Mechanism of inter-particle friction effect on 3D mechanical response of granular materials

The inter-particle friction is regarded as an important factor that affects the stress and deformation characteristics of granular materials. The existing researches mainly focus on the influences of inter-particle friction on the accumulation characteristics and the macro shear strength, but the mechanism of its influences on the granular materials under the complex stress path has not yet been clarified. A series of true triaxial tests on granular materials are carried out by using the discrete element method (DEM), and the friction coefficient μ is changed to reflect the effects of inter-particle friction on the macro-mechanical properties.

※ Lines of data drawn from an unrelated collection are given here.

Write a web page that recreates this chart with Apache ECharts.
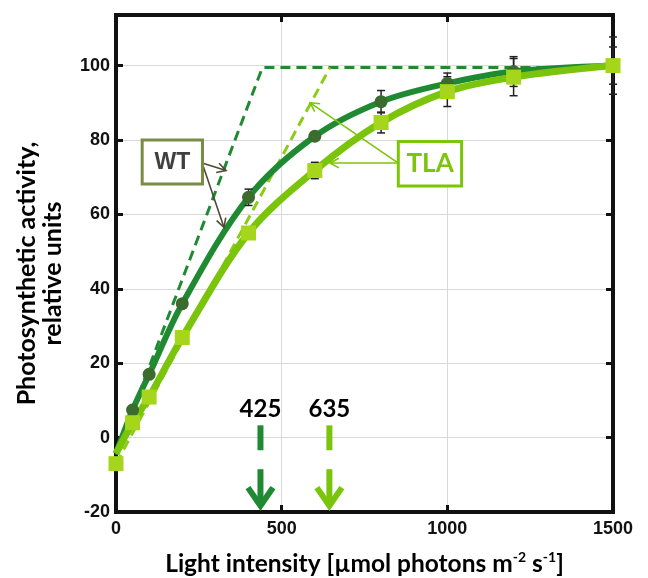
<!DOCTYPE html>
<html><head><meta charset="utf-8">
<script src="https://cdn.jsdelivr.net/npm/echarts@6/dist/echarts.min.js"></script>
<style>html,body{margin:0;padding:0;background:#fff}#c{width:648px;height:578px}</style>
</head><body><div id="c"></div>
<script>
// ---- data ----
const lightX      = [0, 50, 100, 200, 400, 600, 800, 1000, 1200, 1500];
const wtValues    = [-7, 7.4, 17, 36, 64.6, 81, 90.3, 95.2, 98.4, 100];
const tlaValues   = [-7, 4, 10.9, 26.9, 55, 71.8, 84.7, 93, 96.9, 100];
const wtCurve     = [-4.3, 7.4, 17, 36, 64.6, 81, 90.3, 95.2, 98.4, 100];
const tlaCurve    = [-4.3, 4, 10.9, 26.9, 55, 71.8, 84.7, 93, 96.9, 100];
const wtErr       = [0, 0, 0, 0, 2.2, 0.6, 3, 2.8, 4, 5];
const tlaErr      = [0, 0, 0, 0, 0.6, 2.2, 2.8, 4, 5, 7.7];
const wtTangentX  = [0, 442, 1500];
const wtTangentY  = [-4.6, 99.5, 99.5];
const tlaTangentX = [0, 646];
const tlaTangentY = [-7, 99.5];
const saturationLabels = [425, 635];
const saturationX      = [436, 644];
const noteLabels  = ['WT', 'TLA'];
const xTicks = [0, 500, 1000, 1500];
const yTicks = [-20, 0, 20, 40, 60, 80, 100];

// ---- styles ----
const C = {
  wtLine: '#1f8a32', wtMark: '#3b6b2d', tlaLine: '#7bc40c', tlaMark: '#a6d61c',
  tlaDash: '#8acc18', wtBox: '#7a8b45', wtText: '#404040', wtArrow: '#4d4b35',
  tlaBox: '#7cc50a', grid: '#d9d9d9', axis: '#111'
};
// annotation anchor points (data coordinates)
const noteSpec = [
  {box: [79, 80, 261, 68.2], text: [170, 74], from: [260, 73.8], to: [[332, 71.8], [326, 56.5]],
   border: C.wtBox, color: C.wtText, arrow: C.wtArrow, font: 'bold 23px "Liberation Sans", Arial, sans-serif'},
  {box: [852, 79.6, 1043, 67.6], text: [948, 73.6], from: [852, 73.8], to: [[586, 90], [646, 73.8]],
   border: C.tlaBox, color: C.tlaBox, arrow: C.tlaBox, font: 'bold 26px Lato, sans-serif'}
];
const arrowColors = [C.wtLine, C.tlaLine];

const zip = (xs, ys) => xs.map((x, i) => [x, ys[i]]);
const zip3 = (xs, ys, es) => xs.map((x, i) => [x, ys[i], es[i]]);

function headPts(tip, from, len, ang) {
  const dx = tip[0] - from[0], dy = tip[1] - from[1];
  const L = Math.hypot(dx, dy), ux = dx / L, uy = dy / L;
  const r = (a) => [tip[0] - len * (ux * Math.cos(a) - uy * Math.sin(a)),
                    tip[1] - len * (ux * Math.sin(a) + uy * Math.cos(a))];
  return [r(ang), tip, r(-ang)];
}

function errRender(params, api) {
  const x = api.value(0), y = api.value(1), e = api.value(2);
  if (!e) return null;
  const lo = api.coord([x, y - e]), hi = api.coord([x, y + e]);
  const w = 4, st = {stroke: '#222', lineWidth: 1.5};
  return {type: 'group', children: [
    {type: 'line', shape: {x1: lo[0], y1: lo[1], x2: hi[0], y2: hi[1]}, style: st},
    {type: 'line', shape: {x1: lo[0] - w, y1: lo[1], x2: lo[0] + w, y2: lo[1]}, style: st},
    {type: 'line', shape: {x1: hi[0] - w, y1: hi[1], x2: hi[0] + w, y2: hi[1]}, style: st}
  ]};
}

const tickStyle = {show: true, inside: true, length: 7, lineStyle: {color: C.axis, width: 3}};
const frameLine = {show: true, onZero: false, lineStyle: {color: C.axis, width: 4, cap: 'square'}};
const labelFont = {fontFamily: '"Liberation Sans", Arial, sans-serif', fontWeight: 'bold', fontSize: 18, color: '#111'};

const chart = echarts.init(document.getElementById('c'), null, {renderer: 'canvas'});
chart.setOption({
  animation: false,
  backgroundColor: '#fff',
  grid: {left: 116, right: 35, top: 15, bottom: 66, show: false, containLabel: false, outerBoundsMode: 'none'},
  xAxis: [{
    type: 'value', position: 'bottom', min: xTicks[0], max: xTicks[xTicks.length - 1], interval: 500,
    axisLine: frameLine, axisTick: tickStyle,
    axisLabel: Object.assign({margin: 8, formatter: v => String(v)}, labelFont),
    splitLine: {show: true, lineStyle: {color: C.grid, width: 1}},
    name: '{a|Light intensity [µmol photons m}{s|-2}{a| s}{s|-1}{a|]}',
    nameLocation: 'middle', nameGap: 38,
    nameTextStyle: {rich: {
      a: {fontFamily: 'Lato, sans-serif', fontWeight: 'bold', fontSize: 24.5, color: '#000', lineHeight: 28},
      s: {fontFamily: 'Lato, sans-serif', fontWeight: 'bold', fontSize: 14, color: '#000', lineHeight: 15, verticalAlign: 'top'}
    }}
  }, {
    type: 'value', position: 'top', min: xTicks[0], max: xTicks[xTicks.length - 1], interval: 500,
    axisLine: frameLine, axisTick: tickStyle, axisLabel: {show: false}, splitLine: {show: false}
  }],
  yAxis: [{
    type: 'value', position: 'left', min: yTicks[0], max: 113.6, interval: 20,
    axisLine: frameLine, axisTick: tickStyle,
    axisLabel: Object.assign({margin: 6, showMaxLabel: false,
      formatter: v => (yTicks.indexOf(v) >= 0 ? String(v) : '')}, labelFont),
    splitLine: {show: true, lineStyle: {color: C.grid, width: 1}},
    name: 'Photosynthetic activity,\nrelative units',
    nameLocation: 'middle', nameGap: 50, nameRotate: 90,
    nameTextStyle: {fontFamily: 'Lato, sans-serif', fontWeight: 'bold', fontSize: 25, color: '#000', lineHeight: 26,
      padding: [0, 20, 0, 0]}
  }, {
    type: 'value', position: 'right', min: yTicks[0], max: 113.6, interval: 20,
    axisLine: frameLine, axisTick: tickStyle, axisLabel: {show: false}, splitLine: {show: false}
  }],
  series: [
    {type: 'line', name: 'WT tangent', z: 1, data: zip(wtTangentX, wtTangentY), symbol: 'none',
     lineStyle: {color: C.wtLine, width: 3, type: [10, 6]}},
    {type: 'line', name: 'TLA tangent', z: 1, data: zip(tlaTangentX, tlaTangentY), symbol: 'none',
     lineStyle: {color: C.tlaDash, width: 3, type: [10, 6]}},
    {type: 'line', name: 'WT fit', z: 2, data: zip(lightX, wtCurve), symbol: 'none', smooth: 0.33,
     lineStyle: {color: C.wtLine, width: 6}},
    {type: 'line', name: 'TLA fit', z: 2, data: zip(lightX, tlaCurve), symbol: 'none', smooth: 0.33,
     lineStyle: {color: C.tlaLine, width: 7}},
    {type: 'custom', name: 'WT err', z: 3, data: zip3(lightX, wtValues, wtErr), renderItem: errRender},
    {type: 'custom', name: 'TLA err', z: 3, data: zip3(lightX, tlaValues, tlaErr), renderItem: errRender},
    {type: 'scatter', name: 'WT', z: 4, data: zip(lightX, wtValues), symbol: 'circle', symbolSize: 13,
     itemStyle: {color: C.wtMark, opacity: 1}},
    {type: 'scatter', name: 'TLA', z: 5, data: zip(lightX, tlaValues), symbol: 'rect', symbolSize: 15,
     itemStyle: {color: C.tlaMark, opacity: 1}},
    {type: 'custom', name: 'saturation', z: 6, clip: false,
     data: saturationX.map((x, i) => [x, saturationLabels[i]]),
     renderItem: function (params, api) {
       const x = api.value(0), col = arrowColors[params.dataIndex];
       const p = (y) => api.coord([x, y]);
       const a = p(3.3), b = p(-3.4), c = p(-8.5), t = p(-19.1), lab = p(7.6);
       return {type: 'group', children: [
         {type: 'line', shape: {x1: a[0], y1: a[1], x2: b[0], y2: b[1]}, style: {stroke: col, lineWidth: 6}},
         {type: 'line', shape: {x1: c[0], y1: c[1], x2: t[0], y2: t[1] - 3}, style: {stroke: col, lineWidth: 6}},
         {type: 'polyline', shape: {points: [[t[0] - 12.5, t[1] - 21], [t[0], t[1] - 3], [t[0] + 12.5, t[1] - 21]]},
          style: {stroke: col, lineWidth: 6, fill: 'none', lineJoin: 'miter'}},
         {type: 'text', x: lab[0], y: lab[1], style: {text: String(api.value(1)), font: 'bold 24px Lato, sans-serif',
          fill: '#000', align: 'center', verticalAlign: 'middle'}}
       ]};
     }},
    {type: 'custom', name: 'notes', z: 7, clip: false, data: [[0, 0], [1, 0]],
     renderItem: function (params, api) {
       const s = noteSpec[params.dataIndex];
       const b1 = api.coord([s.box[0], s.box[1]]), b2 = api.coord([s.box[2], s.box[3]]);
       const tp = api.coord(s.text), fr = api.coord(s.from);
       const kids = [];
       s.to.forEach(q => {
         const tq = api.coord(q);
         kids.push({type: 'line', shape: {x1: fr[0], y1: fr[1], x2: tq[0], y2: tq[1]}, style: {stroke: s.arrow, lineWidth: 1.6}});
         kids.push({type: 'polyline', shape: {points: headPts(tq, fr, 10, 0.5)}, style: {stroke: s.arrow, lineWidth: 1.6, fill: 'none'}});
       });
       kids.push({type: 'rect', shape: {x: b1[0], y: b1[1], width: b2[0] - b1[0], height: b2[1] - b1[1]},
         style: {fill: '#fff', stroke: s.border, lineWidth: 3}});
       kids.push({type: 'text', x: tp[0], y: tp[1], style: {text: noteLabels[params.dataIndex], font: s.font,
         fill: s.color, align: 'center', verticalAlign: 'middle'}});
       return {type: 'group', children: kids};
     }}
  ]
});
</script>
</body></html>
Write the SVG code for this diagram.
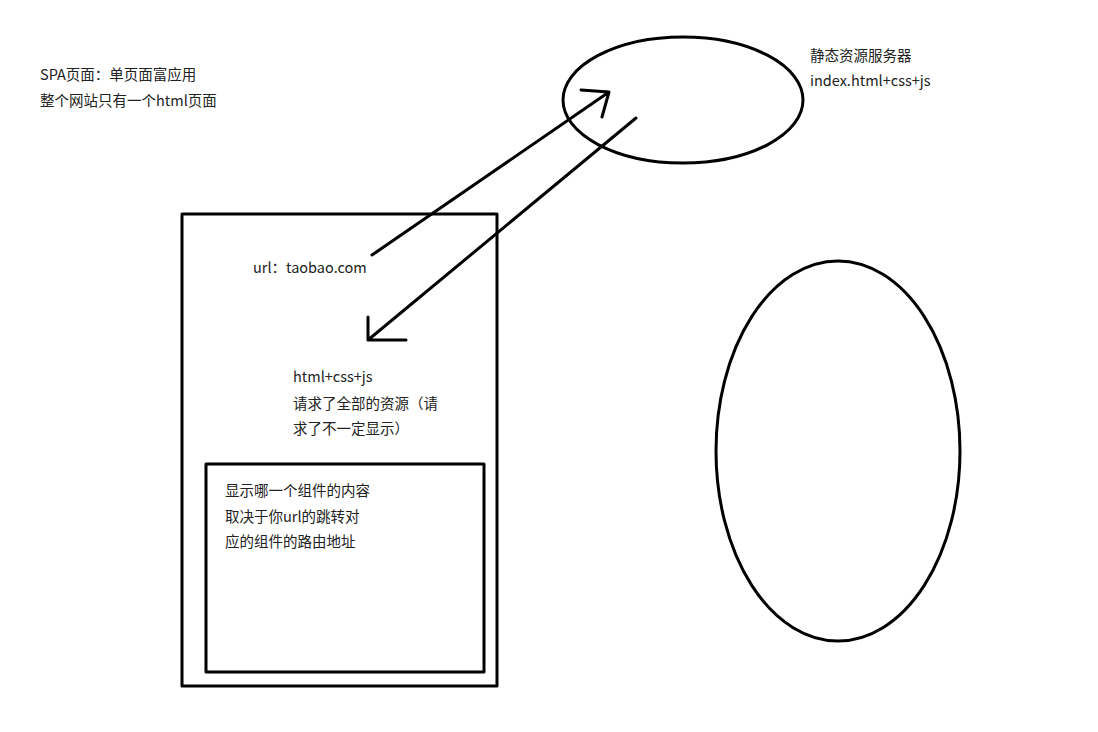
<svg xmlns="http://www.w3.org/2000/svg" width="1098" height="732" viewBox="0 0 1098 732">
<style>
.s{fill:none;stroke:#000;stroke-width:3;stroke-linecap:round;stroke-linejoin:round}
.t{font-family:"Microsoft YaHei","Noto Sans CJK SC","Noto Sans",sans-serif;font-size:14.5px;fill:#222}
</style>
<rect width="1098" height="732" fill="#fff"/>
<g id="intro">
<text class="t" x="40" y="80">SPA页面：单页面富应用</text>
<text class="t" x="40" y="106">整个网站只有一个html页面</text>
</g>
<g id="server">
<ellipse class="s" cx="683" cy="100" rx="120" ry="63"/>
<text class="t" x="810" y="61">静态资源服务器</text>
<text class="t" x="810" y="86">index.html+css+js</text>
</g>
<g id="right-ellipse">
<ellipse class="s" cx="838" cy="451" rx="122" ry="190"/>
</g>
<g id="page">
<rect class="s" x="182" y="214" width="315" height="472"/>
<text class="t" x="253" y="273">url：taobao.com</text>
<text class="t" x="293" y="382">html+css+js</text>
<text class="t" x="293" y="409">请求了全部的资源（请</text>
<text class="t" x="293" y="434">求了不一定显示）</text>
</g>
<g id="component">
<rect class="s" x="206" y="464" width="278" height="208"/>
<text class="t" x="225" y="496">显示哪一个组件的内容</text>
<text class="t" x="225" y="522">取决于你url的跳转对</text>
<text class="t" x="225" y="547">应的组件的路由地址</text>
</g>
<g id="connectors">
<path class="s" d="M372 255 L609 92 M581 90 L609 92 L602 117"/>
<path class="s" d="M636 118 L368 340 M368 317 L368 340 L406 340"/>
</g>
</svg>
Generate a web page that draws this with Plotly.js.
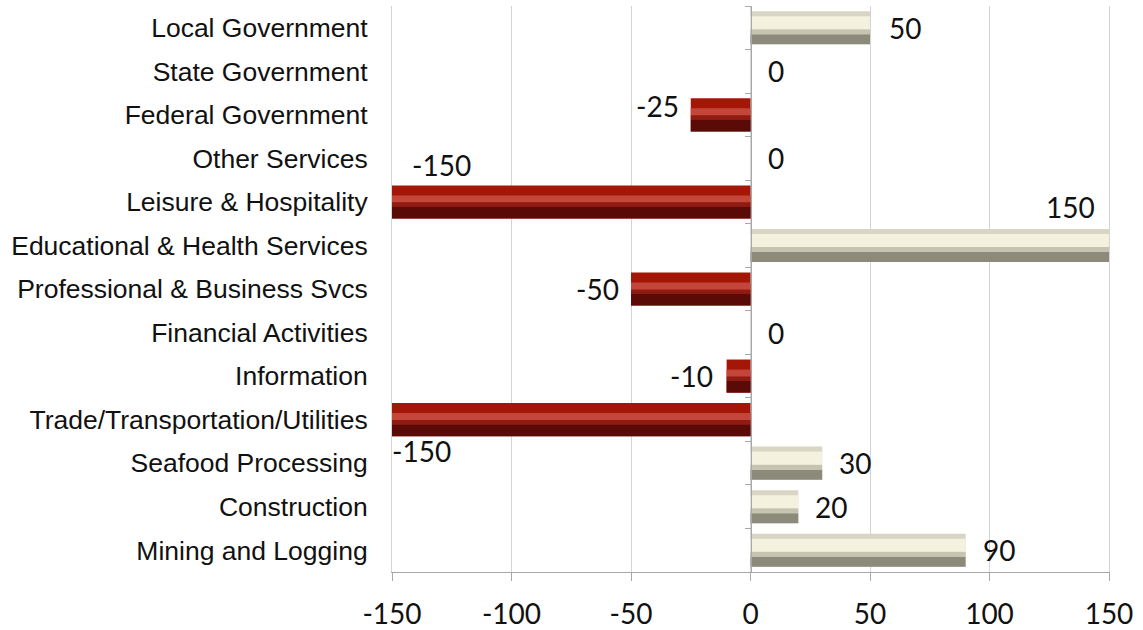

The prediction capability of four three-dimensional strength criteria under different inter-particle frictions is discussed, and it is found that the Lade-Duncan and Matsuoka-Nakai criteria have better prediction capability when 0.2<μ≤0.5. In addition, the stress tensors, the distribution of coordination numbers and the fabric tensors of strong and weak contact networks (divided by average contact force) are also studied. The results show that with the increase of inter-particle friction μ, the number of particles forming "force chains" in the strong contact network is basically unchanged, but the normal contact force and normal contact force anisotropy in the strong contact network increases significantly, which mainly causes the enhancement of the macro shear strength. The distribution of coordination numbers of the weak contact network changes greatly with the value of μ, which contributes significantly to the increase of the dilatancy of the particle system.